● **THE PROBLEM**:
Every record that follows must be duplicated exactly, with images left out.

● **INPUT**:
%%

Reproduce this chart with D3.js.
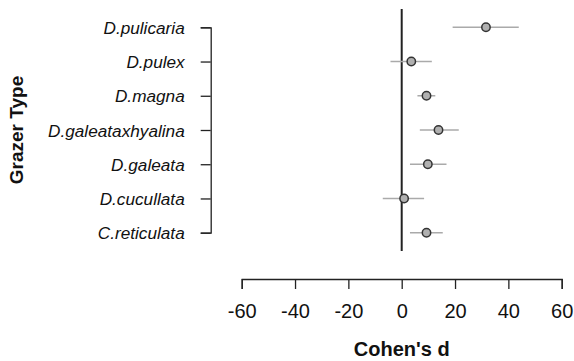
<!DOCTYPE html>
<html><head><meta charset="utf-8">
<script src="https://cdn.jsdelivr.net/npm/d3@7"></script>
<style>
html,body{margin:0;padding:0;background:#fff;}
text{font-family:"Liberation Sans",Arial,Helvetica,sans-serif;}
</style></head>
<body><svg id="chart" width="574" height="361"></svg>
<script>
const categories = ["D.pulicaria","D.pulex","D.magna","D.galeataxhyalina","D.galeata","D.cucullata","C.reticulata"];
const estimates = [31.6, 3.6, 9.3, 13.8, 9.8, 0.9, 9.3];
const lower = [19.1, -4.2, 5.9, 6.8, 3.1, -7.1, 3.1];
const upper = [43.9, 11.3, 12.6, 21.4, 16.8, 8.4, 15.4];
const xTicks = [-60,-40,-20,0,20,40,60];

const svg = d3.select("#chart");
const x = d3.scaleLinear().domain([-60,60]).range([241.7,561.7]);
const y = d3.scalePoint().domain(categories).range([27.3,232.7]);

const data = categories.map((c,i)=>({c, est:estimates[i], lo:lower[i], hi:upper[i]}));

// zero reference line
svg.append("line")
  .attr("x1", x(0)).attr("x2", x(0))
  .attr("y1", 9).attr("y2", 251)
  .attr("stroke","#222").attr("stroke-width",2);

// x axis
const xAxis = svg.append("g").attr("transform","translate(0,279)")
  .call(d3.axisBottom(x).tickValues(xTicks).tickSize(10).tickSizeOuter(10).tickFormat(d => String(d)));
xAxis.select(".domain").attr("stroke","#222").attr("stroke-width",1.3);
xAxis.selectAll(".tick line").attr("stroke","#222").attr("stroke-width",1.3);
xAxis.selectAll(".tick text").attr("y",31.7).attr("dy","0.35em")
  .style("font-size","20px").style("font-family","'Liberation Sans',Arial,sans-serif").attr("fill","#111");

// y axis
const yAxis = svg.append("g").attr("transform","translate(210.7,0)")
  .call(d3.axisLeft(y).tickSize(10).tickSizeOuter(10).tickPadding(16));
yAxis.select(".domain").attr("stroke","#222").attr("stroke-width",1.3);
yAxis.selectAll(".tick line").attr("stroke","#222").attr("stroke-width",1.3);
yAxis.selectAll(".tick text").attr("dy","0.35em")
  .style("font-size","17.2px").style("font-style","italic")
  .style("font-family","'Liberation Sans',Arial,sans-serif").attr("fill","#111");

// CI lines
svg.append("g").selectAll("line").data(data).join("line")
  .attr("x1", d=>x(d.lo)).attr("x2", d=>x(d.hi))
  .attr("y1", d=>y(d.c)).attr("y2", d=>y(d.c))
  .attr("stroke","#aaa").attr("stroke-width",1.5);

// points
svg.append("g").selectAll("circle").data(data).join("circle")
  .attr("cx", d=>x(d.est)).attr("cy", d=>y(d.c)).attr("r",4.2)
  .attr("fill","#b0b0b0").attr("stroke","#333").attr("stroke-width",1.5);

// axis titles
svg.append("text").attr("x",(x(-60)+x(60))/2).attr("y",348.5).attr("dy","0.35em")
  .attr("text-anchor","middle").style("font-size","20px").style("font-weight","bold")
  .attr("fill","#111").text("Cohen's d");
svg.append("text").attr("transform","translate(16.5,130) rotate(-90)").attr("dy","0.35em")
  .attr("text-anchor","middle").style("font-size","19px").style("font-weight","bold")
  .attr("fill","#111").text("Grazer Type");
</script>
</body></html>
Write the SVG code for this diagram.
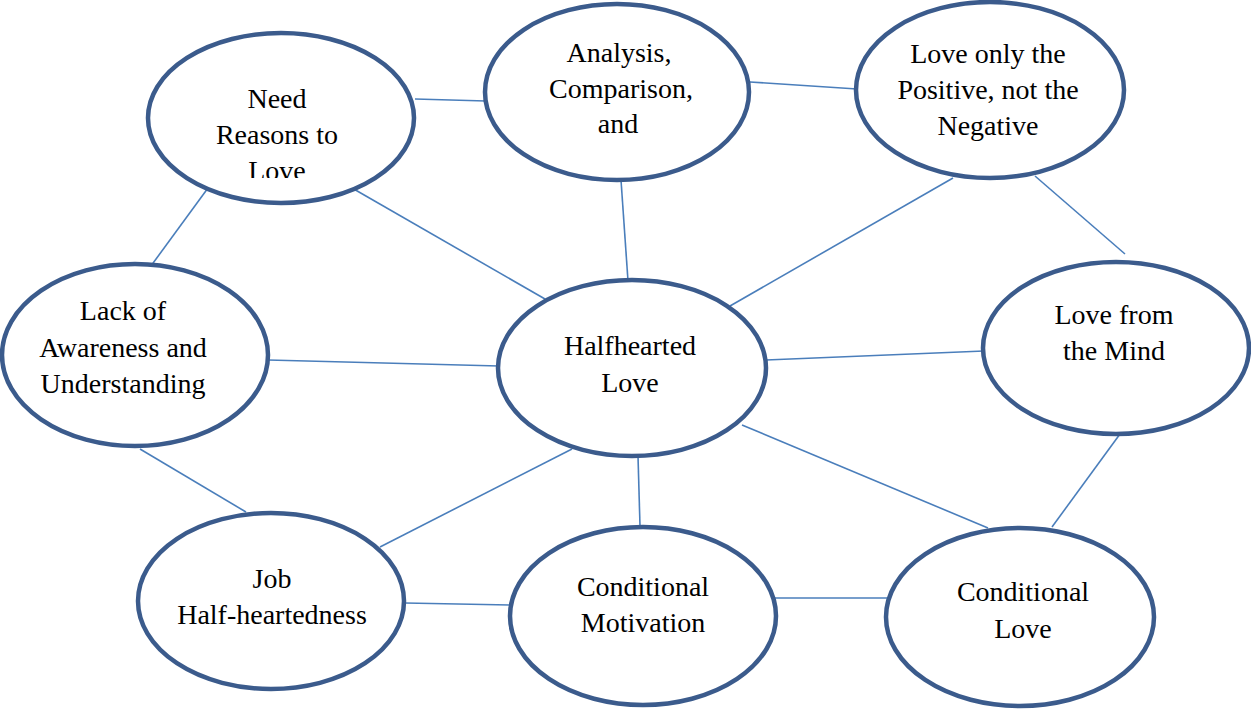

%%

● **WRITTEN RESPONSE**:
Reproduce this chart with D3.js.
<!DOCTYPE html>
<html><head><meta charset="utf-8">
<script src="https://cdn.jsdelivr.net/npm/d3@7"></script>
<style>
html,body{margin:0;padding:0;background:#fff;}
text{font-family:"Liberation Sans",Arial,Helvetica,sans-serif;}
</style></head>
<body><svg id="chart" width="574" height="361"></svg>
<script>
const categories = ["D.pulicaria","D.pulex","D.magna","D.galeataxhyalina","D.galeata","D.cucullata","C.reticulata"];
const estimates = [31.6, 3.6, 9.3, 13.8, 9.8, 0.9, 9.3];
const lower = [19.1, -4.2, 5.9, 6.8, 3.1, -7.1, 3.1];
const upper = [43.9, 11.3, 12.6, 21.4, 16.8, 8.4, 15.4];
const xTicks = [-60,-40,-20,0,20,40,60];

const svg = d3.select("#chart");
const x = d3.scaleLinear().domain([-60,60]).range([241.7,561.7]);
const y = d3.scalePoint().domain(categories).range([27.3,232.7]);

const data = categories.map((c,i)=>({c, est:estimates[i], lo:lower[i], hi:upper[i]}));

// zero reference line
svg.append("line")
  .attr("x1", x(0)).attr("x2", x(0))
  .attr("y1", 9).attr("y2", 251)
  .attr("stroke","#222").attr("stroke-width",2);

// x axis
const xAxis = svg.append("g").attr("transform","translate(0,279)")
  .call(d3.axisBottom(x).tickValues(xTicks).tickSize(10).tickSizeOuter(10).tickFormat(d => String(d)));
xAxis.select(".domain").attr("stroke","#222").attr("stroke-width",1.3);
xAxis.selectAll(".tick line").attr("stroke","#222").attr("stroke-width",1.3);
xAxis.selectAll(".tick text").attr("y",31.7).attr("dy","0.35em")
  .style("font-size","20px").style("font-family","'Liberation Sans',Arial,sans-serif").attr("fill","#111");

// y axis
const yAxis = svg.append("g").attr("transform","translate(210.7,0)")
  .call(d3.axisLeft(y).tickSize(10).tickSizeOuter(10).tickPadding(16));
yAxis.select(".domain").attr("stroke","#222").attr("stroke-width",1.3);
yAxis.selectAll(".tick line").attr("stroke","#222").attr("stroke-width",1.3);
yAxis.selectAll(".tick text").attr("dy","0.35em")
  .style("font-size","17.2px").style("font-style","italic")
  .style("font-family","'Liberation Sans',Arial,sans-serif").attr("fill","#111");

// CI lines
svg.append("g").selectAll("line").data(data).join("line")
  .attr("x1", d=>x(d.lo)).attr("x2", d=>x(d.hi))
  .attr("y1", d=>y(d.c)).attr("y2", d=>y(d.c))
  .attr("stroke","#aaa").attr("stroke-width",1.5);

// points
svg.append("g").selectAll("circle").data(data).join("circle")
  .attr("cx", d=>x(d.est)).attr("cy", d=>y(d.c)).attr("r",4.2)
  .attr("fill","#b0b0b0").attr("stroke","#333").attr("stroke-width",1.5);

// axis titles
svg.append("text").attr("x",(x(-60)+x(60))/2).attr("y",348.5).attr("dy","0.35em")
  .attr("text-anchor","middle").style("font-size","20px").style("font-weight","bold")
  .attr("fill","#111").text("Cohen's d");
svg.append("text").attr("transform","translate(16.5,130) rotate(-90)").attr("dy","0.35em")
  .attr("text-anchor","middle").style("font-size","19px").style("font-weight","bold")
  .attr("fill","#111").text("Grazer Type");
</script>
</body></html>
Write the SVG code for this diagram.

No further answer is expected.